The exercise => Pictures stay out. Extract the lines below from the first one through the line with "a Bassano nel", both included.

Data lines =>
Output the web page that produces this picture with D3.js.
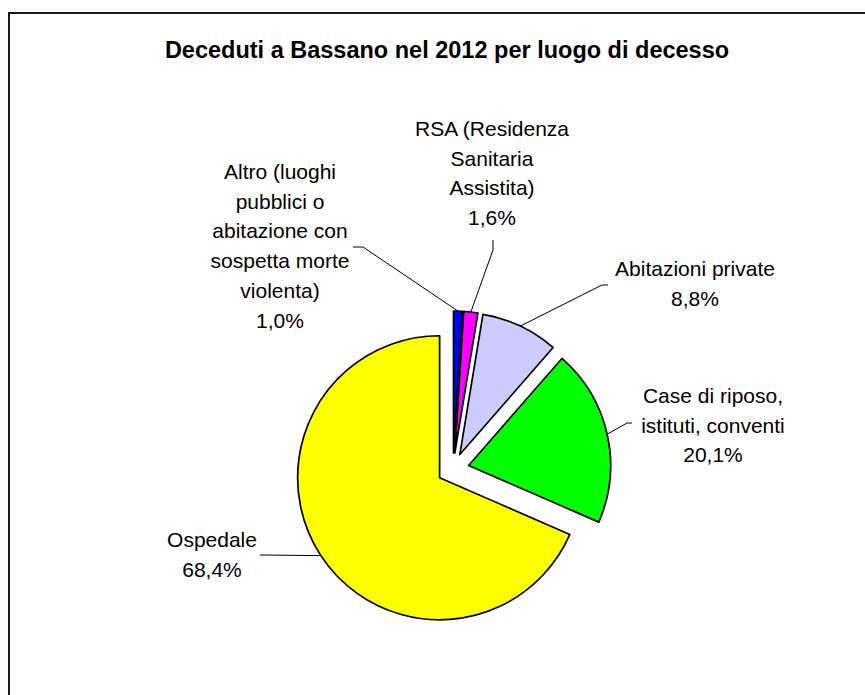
<!DOCTYPE html>
<html>
<head>
<meta charset="utf-8">
<script src="https://cdnjs.cloudflare.com/ajax/libs/d3/7.8.5/d3.min.js"></script>
<style>
  body { margin: 0; background: #fff; }
  svg { display: block; }
  text { font-family: "Liberation Sans", Arial, sans-serif; fill: #000; }
</style>
</head>
<body>
<div class="chart"></div>
<script>
// data
var categories = [
  "Altro (luoghi pubblici o abitazione con sospetta morte violenta)",
  "RSA (Residenza Sanitaria Assistita)",
  "Abitazioni private",
  "Case di riposo, istituti, conventi",
  "Ospedale"
];
var values = [1.0, 1.6, 8.8, 20.1, 68.4];
// category names broken as in the picture
var labelLines = [
  ["Altro (luoghi", "pubblici o", "abitazione con", "sospetta morte", "violenta)"],
  ["RSA (Residenza", "Sanitaria", "Assistita)"],
  ["Abitazioni private"],
  ["Case di riposo,", "istituti, conventi"],
  ["Ospedale"]
];
var colors = ["#0000ff", "#ff00ff", "#ccccff", "#00ff00", "#ffff00"];

var chart = {
  width: 865,
  height: 695,
  cx: 453,
  cy: 469,
  radius: 142,
  explode: 16,
  lineHeight: 29.7,
  // label block placement relative to pie center: text x, first baseline, leader start, leader elbow
  labels: [
    { x: -173, y: -290, sx: -100, sy: -222, ex: -90, ey: -222 },
    { x: 39, y: -333, sx: 40, sy: -229, ex: 40, ey: -219 },
    { x: 242, y: -193, sx: 155, sy: -184, ex: 149, ey: -184 },
    { x: 260, y: -66, sx: 179, sy: -46, ex: 174, ey: -46 },
    { x: -241, y: 78, sx: -193, sy: 86, ex: -193, ey: 86 }
  ]
};

var pctFormat = function(v) { return d3.format(".1f")(v).replace(".", ",") + "%"; };

var svg = d3.select(".chart")
  .append("svg")
  .attr("width", chart.width)
  .attr("height", chart.height);

svg.append("rect")
  .attr("x", 9).attr("y", 13)
  .attr("width", 950).attr("height", 800)
  .attr("fill", "none")
  .attr("stroke", "#1a1a1a")
  .attr("stroke-width", 2);

svg.append("text")
  .attr("x", 447)
  .attr("y", 58)
  .attr("text-anchor", "middle")
  .style("font-size", "23.5px")
  .style("font-weight", "bold")
  .text("Deceduti a Bassano nel 2012 per luogo di decesso");

var pie = d3.pie().sort(null).value(function(d) { return d; });
var arcs = pie(values);
var arc = d3.arc().innerRadius(0).outerRadius(chart.radius);
var rim = d3.arc().innerRadius(chart.radius).outerRadius(chart.radius);

var g = svg.append("g")
  .attr("transform", "translate(" + chart.cx + "," + chart.cy + ")");

function shift(d) {
  var mid = (d.startAngle + d.endAngle) / 2;
  return [chart.explode * Math.sin(mid), -chart.explode * Math.cos(mid)];
}

g.selectAll("path.slice")
  .data(arcs)
  .enter()
  .append("path")
  .classed("slice", true)
  .attr("d", arc)
  .attr("transform", function(d) { var s = shift(d); return "translate(" + s[0] + "," + s[1] + ")"; })
  .attr("fill", function(d, i) { return colors[i]; })
  .attr("stroke", "#000")
  .attr("stroke-width", 1.7)
  .attr("stroke-linejoin", "round");

// leader lines from each slice rim to its label
g.selectAll("polyline.leader")
  .data(arcs)
  .enter()
  .append("polyline")
  .classed("leader", true)
  .attr("points", function(d, i) {
    var s = shift(d), p = rim.centroid(d), l = chart.labels[i];
    return [[l.sx, l.sy], [l.ex, l.ey], [p[0] + s[0], p[1] + s[1]]].join(" ");
  })
  .attr("fill", "none")
  .attr("stroke", "#000")
  .attr("stroke-width", 1);

var labels = g.selectAll("text.label")
  .data(arcs)
  .enter()
  .append("text")
  .classed("label", true)
  .attr("text-anchor", "middle")
  .style("font-size", "21px");

labels.each(function(d, i) {
  var l = chart.labels[i];
  var lines = labelLines[i].concat([pctFormat(values[i])]);
  d3.select(this).selectAll("tspan")
    .data(lines)
    .enter()
    .append("tspan")
    .attr("x", l.x)
    .attr("y", function(t, j) { return l.y + j * chart.lineHeight; })
    .text(function(t) { return t; });
});
</script>
</body>
</html>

The output =>
Output the web page that produces this picture with D3.js.
<!DOCTYPE html>
<html>
<head>
<meta charset="utf-8">
<script src="https://cdnjs.cloudflare.com/ajax/libs/d3/7.8.5/d3.min.js"></script>
<style>
  body { margin: 0; background: #fff; }
  svg { display: block; }
  text { font-family: "Liberation Sans", Arial, sans-serif; fill: #000; }
</style>
</head>
<body>
<div class="chart"></div>
<script>
// data
var categories = [
  "Altro (luoghi pubblici o abitazione con sospetta morte violenta)",
  "RSA (Residenza Sanitaria Assistita)",
  "Abitazioni private",
  "Case di riposo, istituti, conventi",
  "Ospedale"
];
var values = [1.0, 1.6, 8.8, 20.1, 68.4];
// category names broken as in the picture
var labelLines = [
  ["Altro (luoghi", "pubblici o", "abitazione con", "sospetta morte", "violenta)"],
  ["RSA (Residenza", "Sanitaria", "Assistita)"],
  ["Abitazioni private"],
  ["Case di riposo,", "istituti, conventi"],
  ["Ospedale"]
];
var colors = ["#0000ff", "#ff00ff", "#ccccff", "#00ff00", "#ffff00"];

var chart = {
  width: 865,
  height: 695,
  cx: 453,
  cy: 469,
  radius: 142,
  explode: 16,
  lineHeight: 29.7,
  // label block placement relative to pie center: text x, first baseline, leader start, leader elbow
  labels: [
    { x: -173, y: -290, sx: -100, sy: -222, ex: -90, ey: -222 },
    { x: 39, y: -333, sx: 40, sy: -229, ex: 40, ey: -219 },
    { x: 242, y: -193, sx: 155, sy: -184, ex: 149, ey: -184 },
    { x: 260, y: -66, sx: 179, sy: -46, ex: 174, ey: -46 },
    { x: -241, y: 78, sx: -193, sy: 86, ex: -193, ey: 86 }
  ]
};

var pctFormat = function(v) { return d3.format(".1f")(v).replace(".", ",") + "%"; };

var svg = d3.select(".chart")
  .append("svg")
  .attr("width", chart.width)
  .attr("height", chart.height);

svg.append("rect")
  .attr("x", 9).attr("y", 13)
  .attr("width", 950).attr("height", 800)
  .attr("fill", "none")
  .attr("stroke", "#1a1a1a")
  .attr("stroke-width", 2);

svg.append("text")
  .attr("x", 447)
  .attr("y", 58)
  .attr("text-anchor", "middle")
  .style("font-size", "23.5px")
  .style("font-weight", "bold")
  .text("Deceduti a Bassano nel 2012 per luogo di decesso");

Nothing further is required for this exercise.